Matter of Torres v Corniel
2020 NY Slip Op 05905 [187 AD3d 1023]
October 21, 2020
Appellate Division, Second Department
Published by New York State Law Reporting Bureau pursuant to Judiciary Law § 431.
As corrected through Wednesday, December 2, 2020


[*1]
 In the Matter of Henry Torres, Appellant,
v
Melissa Corniel, Respondent.

Del Atwell, East Hampton, NY, for appellant.

Melissa Corniel, Valley Cottage, NY, respondent pro se.

Christopher T. Widholm, New City, NY, attorney for the child.

In a proceeding pursuant to Family Court Act article 6, the father appeals from an order of the Family Court, Rockland County (Rachel E. Tanguay, J.), dated December 27, 2018. The order, insofar as appealed from, after a hearing, modified a prior order of parental access of the same court dated September 8, 2016, so as to suspend all in-person and telephone contact between the father and the child.

Ordered that the order dated December 27, 2018, is affirmed insofar as appealed from, without costs or disbursements.

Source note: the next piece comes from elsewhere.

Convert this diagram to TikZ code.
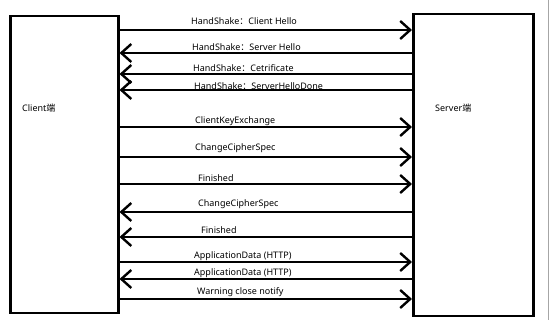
\documentclass[tikz,border=0pt]{standalone}
\usepackage{fontspec}
\setmainfont{Noto Sans}
\newfontfamily\cjk{Noto Sans CJK SC}
\usetikzlibrary{arrows.meta}
\begin{document}
\begin{tikzpicture}[x=1pt,y=-1pt,
  party/.style={draw=black,line width=2.5pt,fill=white,anchor=north west,inner sep=0pt},
  msg/.style={line width=2.4pt,-{Straight Barb[length=10pt,width=18pt,line width=2.4pt]}},
  lbl/.style={anchor=west,font=\fontsize{9}{10}\selectfont,inner sep=0pt}]
\useasboundingbox (0,0) rectangle (550,320);
\fill[white] (0,0) rectangle (550,320);
\draw[black!35,line width=0.6pt] (548.5,0) -- (548.5,320);
\node[party,minimum width=108pt,minimum height=297pt] (client) at (9,15) {};
\node[party,minimum width=120pt,minimum height=302pt] (server) at (412,13) {};
\node[lbl] (ctext) at (22,108) {Client{\cjk 端}};
\node[lbl] (stext) at (435,108) {Server{\cjk 端}};
\foreach \i/\y/\d/\lx/\ly/\t in {
  1/30/r/191/21/{HandShake{\cjk ：}Client Hello},
  2/53/l/192/47/{HandShake{\cjk ：}Server Hello},
  3/74/l/193/68/{HandShake{\cjk ：}Cetrificate},
  4/90/l/194/86/{HandShake{\cjk ：}ServerHelloDone},
  5/127/r/195/121/{ClientKeyExchange},
  6/157/r/195/148/{ChangeCipherSpec},
  7/184/r/198/178/{Finished},
  8/212/l/198/204/{ChangeCipherSpec},
  9/237/l/201/230/{Finished},
  10/262/r/194/256/{ApplicationData (HTTP)},
  11/279/l/194/273/{ApplicationData (HTTP)},
  12/299/r/197/292/{Warning close notify}}{
  \coordinate (m\i) at (300,\y);
  \node[lbl] (t\i) at (\lx,\ly) {\t};
  \if r\d
    \draw[msg] (client.east |- m\i) -- (server.west |- m\i);
  \else
    \draw[msg] (server.west |- m\i) -- (client.east |- m\i);
  \fi
}
\end{tikzpicture}
\end{document}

The parties are the parents of one child, born in 2005. In an order dated September 8, 2016, the Family Court awarded the father, who was incarcerated at the time, parental access with the child once every other month for one hour and directed that the father, with stated limitations, be permitted to write letters and cards to the child, send him gifts, and have telephone contact with him. On December 6, 2017, the father filed a petition to modify the order dated September 8, 2016, so as to award him increased parental access, asserting, inter alia, there had been a change in circumstances in that he had been released from prison on October 26, 2017.

In an order dated December 27, 2018, the Family Court, after a hearing, in effect, denied the father's petition and modified the order dated September 8, 2016, so as to suspend all in-person and telephone contact between the father and the child. In addition, the court directed that the child remain in therapy, that issues regarding parental access be addressed therapeutically, and that the father had the right to file a modification petition as of July 1, 2019, without having to demonstrate any further change in circumstances. The father appeals from so much of the order dated December 27, 2018, as suspended his contact with the child.

The paramount concern in matters of custody and parental access is the best interests of the child under the totality of the circumstances (see Eschbach v Eschbach, 56 NY2d 167, 171 [1982]). Parental access with a noncustodial parent is presumed to be in the best interests of a child; however, that presumption may be rebutted through a showing, by a preponderance of the evidence, that parental access would be harmful to the child (see Matter of Granger v Misercola, 21 NY3d 86, 92 [2013]). Since any determination related to parental access depends upon the hearing court's assessment of the credibility of the witnesses and of the character, temperament, and sincerity of the parties, its credibility findings are generally accorded great deference and its determination will not be disturbed unless it lacks a sound and substantial basis in the record (see Matter of Kalantarov v Priyeva, 177 AD3d 881, 882 [2019]; Matter of Fitzgerald v Fitzgerald, 172 AD3d 713, 714 [2019]).

Here, the Family Court's determination that, at the time of the hearing, parental access would have been detrimental to the child and contrary to his best interests has a sound and substantial basis in the record (see Matter of Fitzgerald v Fitzgerald, 172 AD3d at 714). The determination is supported by, among other things, the report of a court-appointed forensic expert and the testimony of the child's therapist.

The father's remaining contentions are without merit. Balkin, J.P., Cohen, Hinds-Radix and Connolly, JJ., concur.